■ TO BE DONE: Everything in the listing below from the line containing "Write the Plotly.js code for this chart." through the line containing "const reformGap = 1.7;" should be repeated exactly; leave out every other line.

— start of TASK MATERIAL —

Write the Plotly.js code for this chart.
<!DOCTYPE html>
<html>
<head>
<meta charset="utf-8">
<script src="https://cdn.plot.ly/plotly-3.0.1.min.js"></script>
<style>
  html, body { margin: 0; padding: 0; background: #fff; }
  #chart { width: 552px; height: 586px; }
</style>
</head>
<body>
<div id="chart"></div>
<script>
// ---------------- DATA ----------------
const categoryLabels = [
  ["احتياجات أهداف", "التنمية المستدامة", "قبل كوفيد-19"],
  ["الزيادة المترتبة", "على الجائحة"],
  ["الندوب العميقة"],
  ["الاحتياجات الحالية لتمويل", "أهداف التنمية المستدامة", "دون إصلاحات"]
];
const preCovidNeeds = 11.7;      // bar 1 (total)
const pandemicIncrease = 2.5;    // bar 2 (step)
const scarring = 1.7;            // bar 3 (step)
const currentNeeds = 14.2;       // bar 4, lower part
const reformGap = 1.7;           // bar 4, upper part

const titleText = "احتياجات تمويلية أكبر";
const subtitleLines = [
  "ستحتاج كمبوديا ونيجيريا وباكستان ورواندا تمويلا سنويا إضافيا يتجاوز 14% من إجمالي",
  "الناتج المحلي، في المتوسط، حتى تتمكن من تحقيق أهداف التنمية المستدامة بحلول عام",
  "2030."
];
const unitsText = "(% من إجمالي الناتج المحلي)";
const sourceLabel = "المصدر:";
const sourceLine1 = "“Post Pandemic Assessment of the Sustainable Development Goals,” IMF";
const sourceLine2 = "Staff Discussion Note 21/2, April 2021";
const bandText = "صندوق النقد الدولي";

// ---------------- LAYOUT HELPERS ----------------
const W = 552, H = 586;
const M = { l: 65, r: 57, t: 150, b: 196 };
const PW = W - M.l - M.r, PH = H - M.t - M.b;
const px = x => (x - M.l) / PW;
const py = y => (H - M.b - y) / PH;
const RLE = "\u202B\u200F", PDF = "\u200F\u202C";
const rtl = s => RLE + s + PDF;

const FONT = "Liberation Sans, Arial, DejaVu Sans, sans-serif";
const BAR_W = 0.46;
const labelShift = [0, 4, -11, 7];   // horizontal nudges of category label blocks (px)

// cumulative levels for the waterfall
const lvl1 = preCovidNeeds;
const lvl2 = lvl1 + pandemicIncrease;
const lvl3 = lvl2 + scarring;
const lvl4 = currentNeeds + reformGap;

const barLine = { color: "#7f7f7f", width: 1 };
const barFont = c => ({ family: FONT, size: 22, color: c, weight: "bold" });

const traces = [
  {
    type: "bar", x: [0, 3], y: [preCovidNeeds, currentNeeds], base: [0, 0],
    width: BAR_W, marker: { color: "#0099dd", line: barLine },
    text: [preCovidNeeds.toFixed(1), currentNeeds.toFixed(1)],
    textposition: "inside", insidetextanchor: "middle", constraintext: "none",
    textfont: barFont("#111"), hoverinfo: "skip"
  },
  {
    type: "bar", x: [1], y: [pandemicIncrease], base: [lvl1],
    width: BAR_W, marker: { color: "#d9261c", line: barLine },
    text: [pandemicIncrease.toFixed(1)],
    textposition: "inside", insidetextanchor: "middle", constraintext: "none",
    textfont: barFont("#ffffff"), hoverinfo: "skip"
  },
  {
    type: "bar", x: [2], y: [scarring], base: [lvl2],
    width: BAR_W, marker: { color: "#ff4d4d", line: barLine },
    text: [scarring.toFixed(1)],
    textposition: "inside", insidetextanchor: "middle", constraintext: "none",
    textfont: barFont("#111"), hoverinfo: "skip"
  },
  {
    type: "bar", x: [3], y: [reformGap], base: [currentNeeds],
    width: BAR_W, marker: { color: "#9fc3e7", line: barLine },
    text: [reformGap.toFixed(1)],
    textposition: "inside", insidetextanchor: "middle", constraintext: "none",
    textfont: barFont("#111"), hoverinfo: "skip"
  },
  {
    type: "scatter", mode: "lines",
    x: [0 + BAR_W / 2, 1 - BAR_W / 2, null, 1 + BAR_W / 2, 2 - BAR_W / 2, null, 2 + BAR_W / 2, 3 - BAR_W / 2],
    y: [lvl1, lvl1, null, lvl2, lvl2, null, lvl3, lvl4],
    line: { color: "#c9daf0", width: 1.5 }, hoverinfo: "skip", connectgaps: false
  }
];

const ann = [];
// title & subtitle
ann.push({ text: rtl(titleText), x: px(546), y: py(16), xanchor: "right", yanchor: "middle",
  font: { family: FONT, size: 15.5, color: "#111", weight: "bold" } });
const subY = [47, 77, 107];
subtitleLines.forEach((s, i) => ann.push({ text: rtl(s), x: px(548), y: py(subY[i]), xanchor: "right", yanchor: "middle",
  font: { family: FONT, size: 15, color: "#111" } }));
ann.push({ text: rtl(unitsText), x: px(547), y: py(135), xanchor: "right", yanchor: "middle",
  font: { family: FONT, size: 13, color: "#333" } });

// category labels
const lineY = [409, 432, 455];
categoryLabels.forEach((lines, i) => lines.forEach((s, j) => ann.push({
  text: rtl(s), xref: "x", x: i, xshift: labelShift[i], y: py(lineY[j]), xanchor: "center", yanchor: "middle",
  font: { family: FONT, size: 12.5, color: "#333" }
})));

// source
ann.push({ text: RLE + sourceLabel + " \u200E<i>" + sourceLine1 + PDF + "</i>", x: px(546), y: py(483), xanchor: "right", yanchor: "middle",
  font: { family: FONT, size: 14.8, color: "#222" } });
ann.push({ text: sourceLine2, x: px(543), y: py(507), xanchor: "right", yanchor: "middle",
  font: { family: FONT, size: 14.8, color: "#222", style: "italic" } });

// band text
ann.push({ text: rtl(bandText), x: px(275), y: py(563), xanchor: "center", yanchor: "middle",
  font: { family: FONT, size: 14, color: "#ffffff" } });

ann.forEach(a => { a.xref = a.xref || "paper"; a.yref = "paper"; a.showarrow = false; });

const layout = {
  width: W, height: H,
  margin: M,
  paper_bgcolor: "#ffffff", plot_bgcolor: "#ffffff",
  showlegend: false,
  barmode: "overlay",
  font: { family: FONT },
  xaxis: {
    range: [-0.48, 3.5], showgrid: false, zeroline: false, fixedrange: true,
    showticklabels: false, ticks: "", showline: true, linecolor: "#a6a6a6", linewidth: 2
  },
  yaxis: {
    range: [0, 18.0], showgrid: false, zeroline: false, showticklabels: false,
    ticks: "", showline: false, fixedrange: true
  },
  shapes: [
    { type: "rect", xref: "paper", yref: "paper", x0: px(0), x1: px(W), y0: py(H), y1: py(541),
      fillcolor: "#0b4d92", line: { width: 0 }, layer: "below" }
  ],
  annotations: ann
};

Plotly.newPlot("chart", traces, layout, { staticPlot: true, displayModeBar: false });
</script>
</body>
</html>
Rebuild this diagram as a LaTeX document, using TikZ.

— end of TASK MATERIAL —
— start of TASK MATERIAL —

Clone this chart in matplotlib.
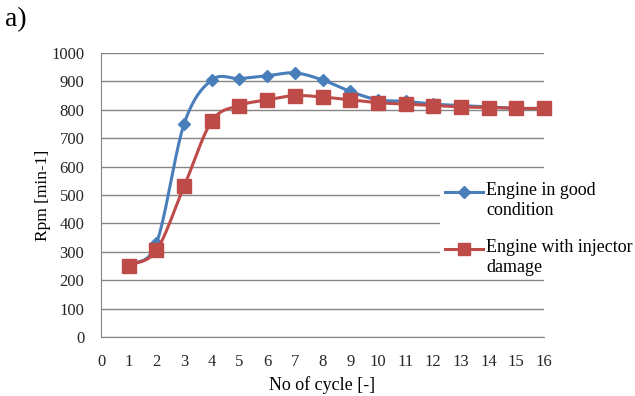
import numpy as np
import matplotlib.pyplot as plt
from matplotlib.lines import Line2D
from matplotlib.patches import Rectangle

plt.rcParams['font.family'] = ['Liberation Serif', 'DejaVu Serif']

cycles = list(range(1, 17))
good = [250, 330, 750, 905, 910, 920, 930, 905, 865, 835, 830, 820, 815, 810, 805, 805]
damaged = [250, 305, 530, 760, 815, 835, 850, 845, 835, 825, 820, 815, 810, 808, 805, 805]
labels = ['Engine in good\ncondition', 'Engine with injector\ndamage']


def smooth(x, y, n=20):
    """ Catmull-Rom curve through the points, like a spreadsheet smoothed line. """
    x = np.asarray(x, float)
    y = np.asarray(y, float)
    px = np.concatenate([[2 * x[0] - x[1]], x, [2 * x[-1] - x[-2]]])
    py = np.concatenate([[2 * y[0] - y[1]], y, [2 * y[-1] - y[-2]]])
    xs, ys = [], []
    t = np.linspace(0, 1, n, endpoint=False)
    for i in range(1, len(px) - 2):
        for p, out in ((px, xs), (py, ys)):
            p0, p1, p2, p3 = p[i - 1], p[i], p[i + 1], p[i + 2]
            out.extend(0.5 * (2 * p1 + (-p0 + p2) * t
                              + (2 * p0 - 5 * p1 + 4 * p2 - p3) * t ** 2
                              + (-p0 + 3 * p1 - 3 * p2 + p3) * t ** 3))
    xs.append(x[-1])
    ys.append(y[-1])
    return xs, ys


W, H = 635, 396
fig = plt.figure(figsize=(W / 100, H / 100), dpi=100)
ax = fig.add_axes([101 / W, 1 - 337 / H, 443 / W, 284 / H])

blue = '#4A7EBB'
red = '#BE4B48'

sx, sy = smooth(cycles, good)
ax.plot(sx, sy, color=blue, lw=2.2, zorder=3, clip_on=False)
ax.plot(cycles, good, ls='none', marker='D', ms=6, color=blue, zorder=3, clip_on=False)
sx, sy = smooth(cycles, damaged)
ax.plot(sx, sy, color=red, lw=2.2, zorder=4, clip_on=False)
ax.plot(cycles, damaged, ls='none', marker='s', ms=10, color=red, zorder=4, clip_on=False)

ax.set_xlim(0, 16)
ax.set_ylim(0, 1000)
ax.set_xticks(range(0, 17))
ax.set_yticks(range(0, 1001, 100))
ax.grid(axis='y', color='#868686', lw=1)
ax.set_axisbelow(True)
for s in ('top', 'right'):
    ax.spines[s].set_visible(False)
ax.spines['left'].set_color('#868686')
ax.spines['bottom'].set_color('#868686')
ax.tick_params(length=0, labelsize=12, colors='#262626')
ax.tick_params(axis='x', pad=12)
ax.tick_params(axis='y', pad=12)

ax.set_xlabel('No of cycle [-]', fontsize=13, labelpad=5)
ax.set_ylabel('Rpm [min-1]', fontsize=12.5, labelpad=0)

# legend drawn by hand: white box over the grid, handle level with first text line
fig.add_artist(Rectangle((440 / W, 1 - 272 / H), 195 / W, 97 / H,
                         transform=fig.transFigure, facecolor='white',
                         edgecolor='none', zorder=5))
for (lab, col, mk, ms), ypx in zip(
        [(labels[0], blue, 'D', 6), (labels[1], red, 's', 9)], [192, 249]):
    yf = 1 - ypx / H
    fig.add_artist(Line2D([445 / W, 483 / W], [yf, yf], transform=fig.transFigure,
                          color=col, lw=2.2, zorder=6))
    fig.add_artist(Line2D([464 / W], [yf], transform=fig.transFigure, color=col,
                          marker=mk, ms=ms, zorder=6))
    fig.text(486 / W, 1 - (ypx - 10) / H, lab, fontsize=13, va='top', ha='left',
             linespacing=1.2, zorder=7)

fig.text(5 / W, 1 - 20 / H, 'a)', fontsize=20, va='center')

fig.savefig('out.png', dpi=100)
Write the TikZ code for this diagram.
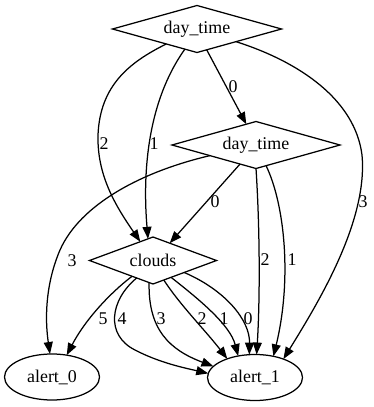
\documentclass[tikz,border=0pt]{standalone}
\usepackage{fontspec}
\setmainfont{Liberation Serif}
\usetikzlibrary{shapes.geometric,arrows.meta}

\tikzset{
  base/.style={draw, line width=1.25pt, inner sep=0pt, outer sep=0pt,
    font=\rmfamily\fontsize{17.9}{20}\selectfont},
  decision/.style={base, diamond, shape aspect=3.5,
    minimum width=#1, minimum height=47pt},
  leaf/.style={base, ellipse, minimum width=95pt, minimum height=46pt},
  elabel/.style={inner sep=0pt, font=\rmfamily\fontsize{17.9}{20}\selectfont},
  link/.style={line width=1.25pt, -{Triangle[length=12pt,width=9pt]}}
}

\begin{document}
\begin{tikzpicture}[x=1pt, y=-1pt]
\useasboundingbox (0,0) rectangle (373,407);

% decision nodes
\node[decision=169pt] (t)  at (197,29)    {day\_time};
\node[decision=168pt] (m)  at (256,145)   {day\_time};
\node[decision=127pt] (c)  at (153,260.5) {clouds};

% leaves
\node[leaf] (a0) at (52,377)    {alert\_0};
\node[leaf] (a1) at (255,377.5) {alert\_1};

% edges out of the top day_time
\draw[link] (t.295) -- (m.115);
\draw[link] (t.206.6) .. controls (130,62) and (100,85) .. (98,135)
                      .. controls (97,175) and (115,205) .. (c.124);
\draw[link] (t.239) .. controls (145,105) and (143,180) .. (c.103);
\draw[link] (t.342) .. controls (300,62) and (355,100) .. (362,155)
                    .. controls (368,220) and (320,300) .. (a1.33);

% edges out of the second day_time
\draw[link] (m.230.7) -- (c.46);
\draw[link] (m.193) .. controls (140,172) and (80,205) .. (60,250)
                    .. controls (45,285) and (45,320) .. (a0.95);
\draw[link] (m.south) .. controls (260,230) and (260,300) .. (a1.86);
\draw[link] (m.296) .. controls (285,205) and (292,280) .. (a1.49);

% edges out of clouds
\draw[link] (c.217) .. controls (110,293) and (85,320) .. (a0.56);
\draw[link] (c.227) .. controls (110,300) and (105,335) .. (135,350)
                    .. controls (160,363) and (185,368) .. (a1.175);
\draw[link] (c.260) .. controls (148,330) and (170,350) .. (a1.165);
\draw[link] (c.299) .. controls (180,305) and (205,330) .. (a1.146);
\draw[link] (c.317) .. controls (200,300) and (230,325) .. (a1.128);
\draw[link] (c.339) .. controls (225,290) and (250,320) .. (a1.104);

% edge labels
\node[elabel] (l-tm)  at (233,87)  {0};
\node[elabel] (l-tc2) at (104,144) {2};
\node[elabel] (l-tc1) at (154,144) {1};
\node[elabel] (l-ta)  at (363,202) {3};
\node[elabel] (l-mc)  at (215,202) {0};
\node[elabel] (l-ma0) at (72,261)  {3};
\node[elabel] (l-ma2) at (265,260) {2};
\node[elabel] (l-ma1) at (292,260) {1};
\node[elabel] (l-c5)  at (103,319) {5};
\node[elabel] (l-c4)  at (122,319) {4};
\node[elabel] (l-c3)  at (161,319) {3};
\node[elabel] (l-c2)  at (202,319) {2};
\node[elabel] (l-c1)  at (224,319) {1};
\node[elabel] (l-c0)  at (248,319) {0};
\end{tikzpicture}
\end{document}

— end of TASK MATERIAL —

■ RESULT OF THIS EXERCISE:
Write the Plotly.js code for this chart.
<!DOCTYPE html>
<html>
<head>
<meta charset="utf-8">
<script src="https://cdn.plot.ly/plotly-3.0.1.min.js"></script>
<style>
  html, body { margin: 0; padding: 0; background: #fff; }
  #chart { width: 552px; height: 586px; }
</style>
</head>
<body>
<div id="chart"></div>
<script>
// ---------------- DATA ----------------
const categoryLabels = [
  ["احتياجات أهداف", "التنمية المستدامة", "قبل كوفيد-19"],
  ["الزيادة المترتبة", "على الجائحة"],
  ["الندوب العميقة"],
  ["الاحتياجات الحالية لتمويل", "أهداف التنمية المستدامة", "دون إصلاحات"]
];
const preCovidNeeds = 11.7;      // bar 1 (total)
const pandemicIncrease = 2.5;    // bar 2 (step)
const scarring = 1.7;            // bar 3 (step)
const currentNeeds = 14.2;       // bar 4, lower part
const reformGap = 1.7;           // bar 4, upper part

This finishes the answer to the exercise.